In nearby Michigan, many Democrats privately concede the governor’s office is gone after two terms of Democratic Gov. Jennifer Granholm, who’s got a dismal 60 percent disapproval rating in the latest Rasmussen Reports poll.
Democratic Lansing Mayor Virg Bernero has failed, except on a few occasions, to get past 30 percent in the polls against Rick Snyder, the wealthy businessman who is the GOP nominee.
Democrats are still hoping they can portray Snyder, who has spent big on well-known Washington consultants, as similar to Dick DeVos, the unsuccessful GOP hopeful four years ago, and distance Bernero from the anti-establishment anger.

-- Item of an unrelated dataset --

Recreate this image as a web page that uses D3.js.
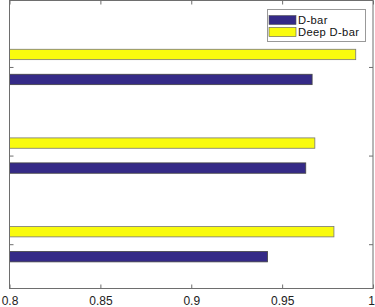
<!DOCTYPE html>
<html>
<head>
<meta charset="utf-8">
<script src="https://cdn.jsdelivr.net/npm/d3@7"></script>
<style>
html,body{margin:0;padding:0;background:#fff;}
svg{display:block;}
text{font-family:"Liberation Sans",Arial,Helvetica,sans-serif;}
</style>
</head>
<body>
<svg id="chart" width="375" height="307"></svg>
<script>
// Data
const categories = [1, 2, 3];            // bottom to top
const seriesNames = ["D-bar", "Deep D-bar"];
const dbar = [0.942, 0.963, 0.9665];
const deepDbar = [0.9785, 0.968, 0.9905];
const xTicks = [0.8, 0.85, 0.9, 0.95, 1];
const xTickLabels = ["0.8", "0.85", "0.9", "0.95", "1"];
const colors = ["#352a87", "#f9fb0e"];

(function () {
const svg = d3.select("#chart");
const mLeft = 9.5, mRight = 373, mTop = 0.5, mBottom = 288.5;

const x = d3.scaleLinear().domain([0.8, 1]).range([mLeft, mRight]);
const y = d3.scaleLinear().domain([0.5, 3.75]).range([mBottom, mTop]);

const barH = 0.117;
const offs = [-0.141, 0.141];
const series = [dbar, deepDbar];

// bars
series.forEach((vals, s) => {
  svg.append("g").selectAll("rect")
    .data(categories)
    .join("rect")
    .attr("x", x(0.8))
    .attr("y", (c) => y(c + offs[s] + barH / 2))
    .attr("width", (c, i) => x(vals[i]) - x(0.8))
    .attr("height", (c) => y(c + offs[s] - barH / 2) - y(c + offs[s] + barH / 2))
    .attr("fill", colors[s])
    .attr("stroke", s === 0 ? "#444" : "#777")
    .attr("stroke-width", 0.8);
});

const axisColor = "#6e6e6e";
const tickLen = 4;

// bottom axis (ticks inward)
const xAxisB = d3.axisBottom(x).tickValues(xTicks)
  .tickFormat((d, i) => xTickLabels[i])
  .tickSizeInner(-tickLen).tickSizeOuter(0).tickPadding(7.5);
const gB = svg.append("g").attr("transform", `translate(0,${mBottom})`).call(xAxisB);
gB.select(".domain").remove();
gB.selectAll("line").attr("stroke", axisColor);
gB.selectAll("text").attr("font-size", 12).attr("fill", "#222")
  .attr("font-family", "'Liberation Sans', Arial, sans-serif")
  .attr("dx", (d, i) => (i === xTicks.length - 1 ? -1.8 : 0));

// top axis ticks
const xAxisT = d3.axisTop(x).tickValues(xTicks).tickFormat("")
  .tickSizeInner(-tickLen).tickSizeOuter(0);
const gT = svg.append("g").attr("transform", `translate(0,${mTop})`).call(xAxisT);
gT.select(".domain").remove();
gT.selectAll("line").attr("stroke", axisColor);

// left and right y ticks (no labels)
const yAxisL = d3.axisLeft(y).tickValues(categories).tickFormat("")
  .tickSizeInner(-tickLen).tickSizeOuter(0);
const gL = svg.append("g").attr("transform", `translate(${mLeft},0)`).call(yAxisL);
gL.select(".domain").remove();
gL.selectAll("line").attr("stroke", axisColor);

const yAxisR = d3.axisRight(y).tickValues(categories).tickFormat("")
  .tickSizeInner(-tickLen).tickSizeOuter(0);
const gR = svg.append("g").attr("transform", `translate(${mRight},0)`).call(yAxisR);
gR.select(".domain").remove();
gR.selectAll("line").attr("stroke", axisColor);

// box
svg.append("rect").attr("x", mLeft).attr("y", mTop)
  .attr("width", mRight - mLeft).attr("height", mBottom - mTop)
  .attr("fill", "none").attr("stroke", axisColor).attr("stroke-width", 1);

// legend
const lg = svg.append("g");
lg.append("rect").attr("x", 267.5).attr("y", 9.5).attr("width", 98).attr("height", 32)
  .attr("fill", "#fff").attr("stroke", "#999").attr("stroke-width", 1);
seriesNames.forEach((name, i) => {
  const yy = 15.5 + i * 12;
  lg.append("rect").attr("x", 269).attr("y", yy).attr("width", 27).attr("height", 9)
    .attr("fill", colors[i]).attr("stroke", "#555").attr("stroke-width", 0.6);
  lg.append("text").attr("x", 298).attr("y", yy + 8.5)
    .attr("font-size", 11.2).attr("letter-spacing", 0.35)
    .attr("fill", "#111").text(name);
});
})();
</script>
</body>
</html>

But Ballenger said it’s unlikely given Michigan’s budget problems, which he said are so bad that a new batch of well-received state-sponsored tourism ads had to be yanked because the government ran out of funds to pay for them. He noted that voters have some appreciation for the auto industry bailout, but would like carmakers in Michigan—now dubbed ‘Government Motors’ by some residents—to start standing on their own.
Indiana is yet another state where hits to the manufacturing base and concern about debt have reverberated. Rep. Brad Ellsworth, the Democratic nominee for retiring Democratic Sen. Evan Bayh’s seat, is way back in the polls and extremely low on campaign funds, leaving him unable to fight back against GOP rival Dan Coats’s attacks.
In Wisconsin, where both Sen. Russ Feingold and Milwaukee Mayor Tom Barrett are trailing their Republican competitors in the Senate and gubernatorial races, the landscape is only slightly more promising.
Feingold, a liberal icon, took two politically wise votes against TARP and the financial regulation package. But he backed the stimulus bill, and Johnson’s personal and anti-government narrative also dovetails neatly with the tea party movement.
Bolger said that Democrat talk of stopping the wave is happy talk.
“It’s a lot better than starting drinking at 9 am,” he said. “In 2006 and 2008, that's what a lot of Republicans did - happy talk. It is healthier for you [but it] doesn’t make it true.”